The Indian Home Rule Society in London and its mouthpiece, The Indian Sociologist, advocated vigorously for the swadeshi cause in the English public sphere while linking Indian swaraj to the progressive libertarian thinking of people such as Herbert Spencer. And Paris at the turn of the 20th century became an “unparalleled hub for crossfertilisation among students and political exiles from countries throughout East Asia and the Ottoman Empire, including Chinese, Japanese, Turkish, Egyptian, Lebanese and Filipino patriots of various modernist, liberal, socialist and anarchist bent”. In a larger historical intervention, Ramnath looks to the surprising (and in some ways counter-intuitive) entailments of this moment later in the 20th century. For instance, both the right and left political strands in India were to reprise the self-Orientalising rejections of certain elements of modernity that were swadeshi themes in the early 20th century.
The cultural creativity that Sarkar posited as one of the hallmarks of the swadeshi movement is taken up in the final two papers of the section by Bernard Bate and Charu Gupta. Bate discusses the twin swadeshi innovations that were joined at the hip — vernacular political oratory by activists on the one hand and vernacular shorthand by the police on the other.
Bate begins with a 1907 document by the secretary of state for India that explicitly set out the relationship between new kinds of political agitations using vernacular speeches and the difficulty they pose in the prosecution of sedition. More broadly, Bate argues that the development of shorthand was a response to an epistemological uncertainty evoked by the vernacular public meeting that produced a condition of profound insecurity among colonial officials.
Though shorthand was developed as a mode of disciplining and punishing by the rulers, it also became an ordinary mode of everyday life for those ruled. Throughout most of the 20th century — really until the spread of personal computing in the early 2000s — shorthand was one of the key skills, along with typewriting, cultivated by would-be government and quasigovernment employees in thousands of training centres throughout the country. A mode of political surveillance and discipline produced by the police became a mode of bodily comportment, a skill like playing an instrument, to which hundreds of thousands, and even millions of young men and women habituated themselves. Young political actors began to speak against the state, the authorities responded, new surveillance techniques were created, new disciplines enforced — and a new life-way was formed.
Charu Gupta revisits the familiar example of swadeshi clothing styles for women.
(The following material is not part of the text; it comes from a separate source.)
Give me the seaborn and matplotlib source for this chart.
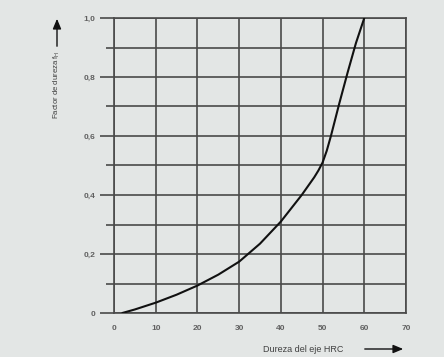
import matplotlib
matplotlib.use("Agg")
import matplotlib.pyplot as plt
import seaborn as sns
import pandas as pd
from matplotlib.ticker import MultipleLocator, FixedLocator

# hardness curve
hrc = [2, 5, 10, 15, 20, 25, 30, 35, 40, 45, 48, 49, 50, 51, 52, 54, 56, 58, 60]
factor = [0.0, 0.012, 0.035, 0.062, 0.093, 0.13, 0.174, 0.235, 0.31, 0.40, 0.46, 0.483, 0.51, 0.55, 0.6, 0.71, 0.815, 0.915, 1.0]

x_ticks = [0, 10, 20, 30, 40, 50, 60, 70]
y_ticks = [0, 0.2, 0.4, 0.6, 0.8, 1.0]
y_labels = ["0", "0,2", "0,4", "0,6", "0,8", "1,0"]

bg = "#e3e6e5"
grid_col = "#4a4a4a"

sns.set_style("white", {"axes.facecolor": bg, "figure.facecolor": bg})
plt.rcParams["font.family"] = ["Liberation Sans", "DejaVu Sans"]

df = pd.DataFrame({"HRC": hrc, "fH": factor})

fig = plt.figure(figsize=(4.44, 3.57), dpi=100)
ax = fig.add_axes([114 / 444, 1 - 313 / 357, 292 / 444, 295 / 357])

sns.lineplot(data=df, x="HRC", y="fH", ax=ax, color="#111111", linewidth=1.5, zorder=5)

ax.set_xlim(0, 70)
ax.set_ylim(0, 1.0)
ax.xaxis.set_major_locator(FixedLocator(x_ticks))
ax.yaxis.set_major_locator(FixedLocator(y_ticks))
ax.yaxis.set_minor_locator(MultipleLocator(0.1))
ax.set_xticklabels([str(v) for v in x_ticks])
ax.set_yticklabels(y_labels)

ax.grid(True, which="both", color=grid_col, linewidth=1.2)
for s in ax.spines.values():
    s.set_color(grid_col)
    s.set_linewidth(1.2)

ax.tick_params(axis="x", length=0, pad=9, labelsize=6, labelcolor="#606060")
ax.tick_params(axis="y", which="major", length=10, width=1.2, color=grid_col,
               pad=3.5, labelsize=6, labelcolor="#606060", left=True)
ax.tick_params(axis="y", which="minor", length=5.8, width=1.2, color=grid_col, left=True)
for lbl in ax.get_xticklabels() + ax.get_yticklabels():
    lbl.set_fontweight("bold")
ax.set_xlabel("")
ax.set_ylabel("")

# axis titles with arrows, as on the original sheet
fig.text(303 / 444, 1 - 349 / 357, "Dureza del eje HRC", ha="center", va="center",
         fontsize=6.5, color="#404040")
fig.patches.append(plt.matplotlib.patches.FancyArrowPatch(
    (362 / 444, 1 - 349 / 357), (406 / 444, 1 - 349 / 357), transform=fig.transFigure,
    arrowstyle="-|>,head_length=6,head_width=2.5", color="#111111", linewidth=1))

fig.text(57 / 444, 1 - 85 / 357, r"Factor de dureza f$_\mathregular{H}$", ha="center", va="center",
         rotation=90, fontsize=5.6, color="#404040")
fig.patches.append(plt.matplotlib.patches.FancyArrowPatch(
    (57 / 444, 1 - 49 / 357), (57 / 444, 1 - 16 / 357), transform=fig.transFigure,
    arrowstyle="-|>,head_length=6,head_width=2.5", color="#111111", linewidth=1))

fig.savefig("out.png", dpi=100, facecolor=bg)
However, citing Sarkar’s call to explore “the struggle within” swadeshi, she identifies the multiple currents and contestations of ideology that were woven into the fabric of “national dress”. What we understand as swadeshi fashion constituted a “new vocabulary of sartorial morality” for the modern bourgeoisie that served as markers for eligibility of some people in the “ideal body politic of swadeshi” — and thereby inclusion within the ideal body politic of the Indian nation — while excluding others: “the bad housewife, the westernised woman, the converted dalit”. Examining cartoons, illustrations, advertisements and popular vernacular writings, the piece forefronts the contestations over sexuality and morality along with the inherently ambiguous nature of the movement.